Renseignements complémentaires fournis par la délégation de la Barbade

En réponse aux questions de membres du Comité, la délégation de la Barbade a notamment indiqué que, si la Constitution du pays ne contient pas de référence aux droits économiques sociaux et culturels, le Comité de révision constitutionnelle a appelé de ses vœux un libellé plus clair, conforme aux prescriptions du Pacte international relatif aux droits économiques, sociaux et culturels.

La délégation a informé le Comité qu'il n'existait pas, à la Barbade, d'organisations non gouvernementales qui s'occupent spécifiquement de la question du racisme.

La Barbade appuie pleinement la Convention contre la torture, mais n'envisage pas de ratifier cet instrument dans un avenir proche, a déclaré la délégation. Le pays souhaite aller de l'avant mais dans la mesure de ses possibilités. Il attend de disposer des ressources nécessaires pour pouvoir se conformer pleinement aux obligations découlant de cet instrument.

La délégation a par ailleurs précisé que l'Ombudsman était compétent pour connaître de plaintes relatives à des agissements fautifs de l'administration. Elle a précisé que, à ce jour, l'Ombudsman n'avait pas eu à traiter de cas de discrimination raciale. Elle a aussi fait valoir l'absence de plaintes, portées contre les autorités chargées de l'application de la loi, fondées sur des motifs de discrimination raciale.

La délégation a par ailleurs précisé ses vues quant à son intention de lever sa réserve à l'article 4 de la Convention sur l'élimination de toutes les formes de discrimination raciale. Dans ses observations finales concernant le précédent rapport de la Barbade, le Comité avait souligné qu'en raison de la réserve émise par la Barbade, les dispositions de la Convention en pouvaient pas être invoquées devant les tribunaux.
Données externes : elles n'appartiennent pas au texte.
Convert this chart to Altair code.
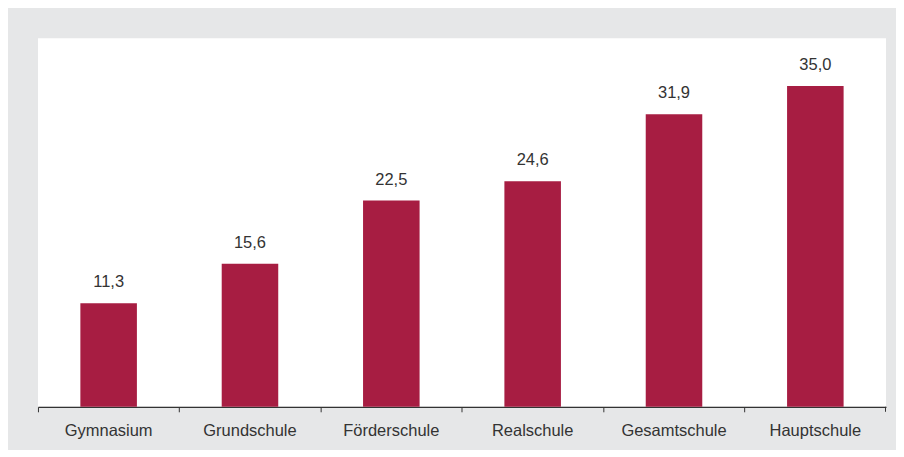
import altair as alt
import pandas as pd

schools = ["Gymnasium", "Grundschule", "Förderschule", "Realschule", "Gesamtschule", "Hauptschule"]
values = [11.3, 15.6, 22.5, 24.6, 31.9, 35.0]

df = pd.DataFrame({"schule": schools, "wert": values})

W, H = 849, 369
FONT = "Liberation Sans"

x = alt.X("schule:N", sort=schools, title=None,
          scale=alt.Scale(paddingInner=0, paddingOuter=0),
          axis=alt.Axis(bandPosition=0, labelAngle=0, labelFontSize=16.5, labelFont=FONT,
                        labelColor="#333333", labelPadding=11, tickSize=5, tickColor="#333333",
                        domainColor="#333333", tickWidth=1, domainWidth=1.2))
y = alt.Y("wert:Q", title=None, scale=alt.Scale(domain=[0, 40.2], nice=False), axis=None)

bars = alt.Chart(df).mark_bar(color="#a71d42", width=alt.RelativeBandSize(0.4)).encode(x=x, y=y)

labels = alt.Chart(df).transform_calculate(
    lbl="replace(format(datum.wert, '.1f'), '.', ',')"
).mark_text(dy=-21, fontSize=16.5, font=FONT, color="#333333").encode(
    x=alt.X("schule:N", sort=schools), y=y, text="lbl:N"
)

endtick = alt.Chart(df).mark_rule(color="#333333", strokeWidth=1).encode(
    x=alt.value(W - 0.5), y=alt.value(H), y2=alt.value(H + 5)
).transform_filter("datum.schule == 'Gymnasium'")

chart = alt.layer(bars, labels, endtick).properties(
    width=W, height=H,
    background="#e6e7e8",
    padding={"left": 29, "top": 30, "right": 10, "bottom": 10},
).configure_view(fill="white", stroke=None)

chart.save("out.html", embed_options={"renderer": "svg", "actions": False})
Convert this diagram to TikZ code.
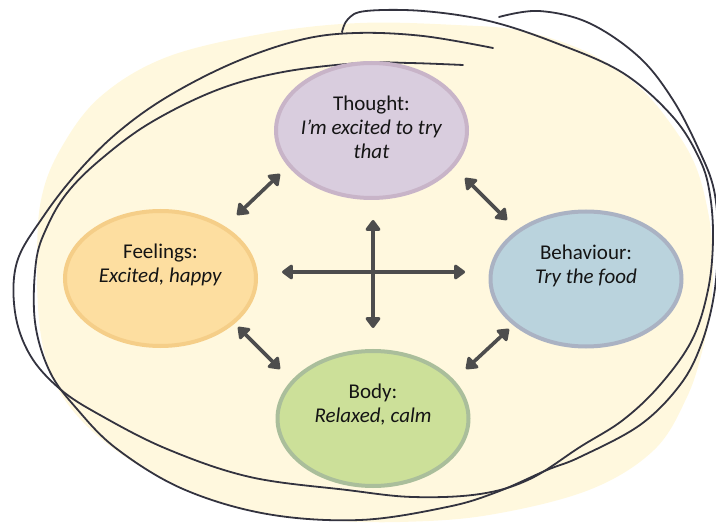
\documentclass[tikz,border=0pt]{standalone}
\usepackage{fontspec}
\setmainfont{Carlito}
\usetikzlibrary{arrows.meta,shapes.geometric}

\definecolor{blobfill}{HTML}{FFF8DE}
\definecolor{thoughtfill}{HTML}{D9CDDE}
\definecolor{thoughtline}{HTML}{C8B4C8}
\definecolor{feelfill}{HTML}{FDDEA0}
\definecolor{feelline}{HTML}{F5CE88}
\definecolor{behavefill}{HTML}{BAD3DD}
\definecolor{behaveline}{HTML}{AAB2C3}
\definecolor{bodyfill}{HTML}{CCE099}
\definecolor{bodyline}{HTML}{AABE9B}
\definecolor{arrowgray}{HTML}{4D4D4D}
\definecolor{scribblecol}{HTML}{33333F}
\definecolor{ink}{HTML}{141414}

\begin{document}
\begin{tikzpicture}[x=1pt,y=-1pt,
  bubble/.style={ellipse, line width=4pt, minimum width=191pt,
    minimum height=135pt, inner sep=0pt},
  txt/.style={font=\fontsize{21}{24}\selectfont, align=center,
    text=ink, inner sep=0pt},
  arr/.style={{Triangle[width=17pt,length=12pt,round]}-{Triangle[width=17pt,length=12pt,round]},
    line width=3.6pt, draw=arrowgray},
  scribble/.style={draw=scribblecol, line width=1.8pt, line cap=round,
    line join=round}]

\useasboundingbox (0,0) rectangle (716,524);
\clip (0,0) rectangle (716,524);

% pale background patch
\fill[blobfill] plot[smooth cycle, tension=0.6] coordinates {
  (360,23) (456,25) (523,31) (589,53) (639,87) (673,127) (696,167)
  (709,217) (713,262) (711,305) (703,348) (687,397) (654,450)
  (589,490) (489,515) (400,522) (320,520) (260,513) (200,495)
  (133,462) (83,422) (53,379) (40,329) (37,262) (41,200) (60,150)
  (100,97) (167,57) (267,33)};

% hand-drawn loops
\draw[scribble] plot[smooth, tension=0.6] coordinates {
  (493,48) (423,36) (356,33) (300,40) (233,63) (167,97) (117,133)
  (77,173) (43,217) (17,262) (15,312) (30,355) (60,389) (100,415)
  (167,449) (250,477) (347,490) (413,497) (480,494) (530,479)
  (580,447) (623,420) (660,385) (692,340) (708,290) (713,240)
  (710,195) (700,160) (673,117) (623,73) (556,43) (489,21) (423,11)
  (366,11) (348,19) (342,32)};
\draw[scribble] plot[smooth, tension=0.6] coordinates {
  (463,65) (410,63) (360,63) (283,72) (217,90) (150,123) (100,160)
  (67,193) (47,227) (36,262) (35,322) (50,372) (77,409) (117,449)
  (183,489) (267,514) (360,520) (447,507) (497,492) (547,470)
  (580,457) (640,425) (680,385) (701,345) (714,295) (718,240)
  (714,190) (699,150) (673,100) (639,57) (589,23) (539,11) (499,17)};

% the four bubbles
\node[bubble, draw=thoughtline, fill=thoughtfill] (thought) at (371.5,130.5) {};
\node[bubble, draw=feelline, fill=feelfill] (feelings) at (160.5,278.5) {};
\node[bubble, draw=behaveline, fill=behavefill] (behaviour) at (586,279) {};
\node[bubble, draw=bodyline, fill=bodyfill] (body) at (373,418.5) {};

\node[txt] (thought-txt) at ([yshift=3pt]thought.center)
  {Thought:\\\textit{I'm excited to try}\\\textit{that}};
\node[txt] (feelings-txt) at ([yshift=3pt]feelings.center)
  {Feelings:\\\textit{Excited, happy}\\\mbox{}};
\node[txt] (behaviour-txt) at ([yshift=3pt]behaviour.center)
  {Behaviour:\\\textit{Try the food}\\\mbox{}};
\node[txt] (body-txt) at ([yshift=3pt]body.center)
  {Body:\\\textit{Relaxed, calm}\\\mbox{}};

% arrow end points
\coordinate (tf-a) at (280,174);
\coordinate (tf-b) at (237,215);
\coordinate (tb-a) at (465,178);
\coordinate (tb-b) at (507,220);
\coordinate (fb-a) at (238,327);
\coordinate (fb-b) at (280,369);
\coordinate (bb-a) at (509,329);
\coordinate (bb-b) at (466,369);
\coordinate (h-l) at (282,272);
\coordinate (h-r) at (465,272);
\coordinate (v-t) at (373,220);
\coordinate (v-b) at (373,328);

\draw[arr] (tf-a) -- (tf-b);
\draw[arr] (tb-a) -- (tb-b);
\draw[arr] (fb-a) -- (fb-b);
\draw[arr] (bb-a) -- (bb-b);
\draw[arr] (h-l) -- (h-r);
\draw[arr] (v-t) -- (v-b);
\end{tikzpicture}
\end{document}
Le Comité avait alors invité la Barbade à lever sa réserve. À cet égard, la délégation a déclaré que la question serait posée lors du débat relatif à la nouvelle législation contre la discrimination, indiquant toutefois qu'aucune décision n'était encore prise à ce sujet.

La délégation est revenue sur la notion de «racisme invisible», le racisme étant très souvent considéré comme un fait acquis. Certains comportements racistes sont tellement ancrés dans les consciences que l'on finit par considérer que ces attitudes vont de soi, a précisé la délégation. Le Gouvernement s'efforce d'étendre la lutte contre la discrimination à cette forme de racisme. La Barbade doit également se battre contre une forme de racisme institutionnalisé.

La délégation a insisté sur le fait que son pays bénéficiait d'un des niveaux d'éducation les plus élevés au monde. Depuis 1962, et cela fait la fierté de la Barbade, la population noire a accès à l'éducation gratuite, comme le reste de la population. Elle peut fréquenter gratuitement l'université. Ce niveau d'éducation et les moyens budgétaires consacrés à l'enseignement ont d'ailleurs permis à la Barbade, mieux que d'autres pays de la région, de faire face à la récession économique qui a frappé la région des Caraïbes.


Observations préliminaires

Le rapporteur du Comité pour l'examen du rapport de la Barbade, M. Patrick Thornberry, a remercié la délégation pour ses renseignements d'ordre pratique et juridique, tout en rappelant que l'essentiel en matière de lutte contre la discrimination raciale est la mise en oeuvre concrète de la législation. Le rapporteur a en outre estimé que la base juridique de la discrimination raciale à la Barbade était assez limitée. M. Thornberry a par ailleurs pris acte de l'importance de l'éducation dans le pays.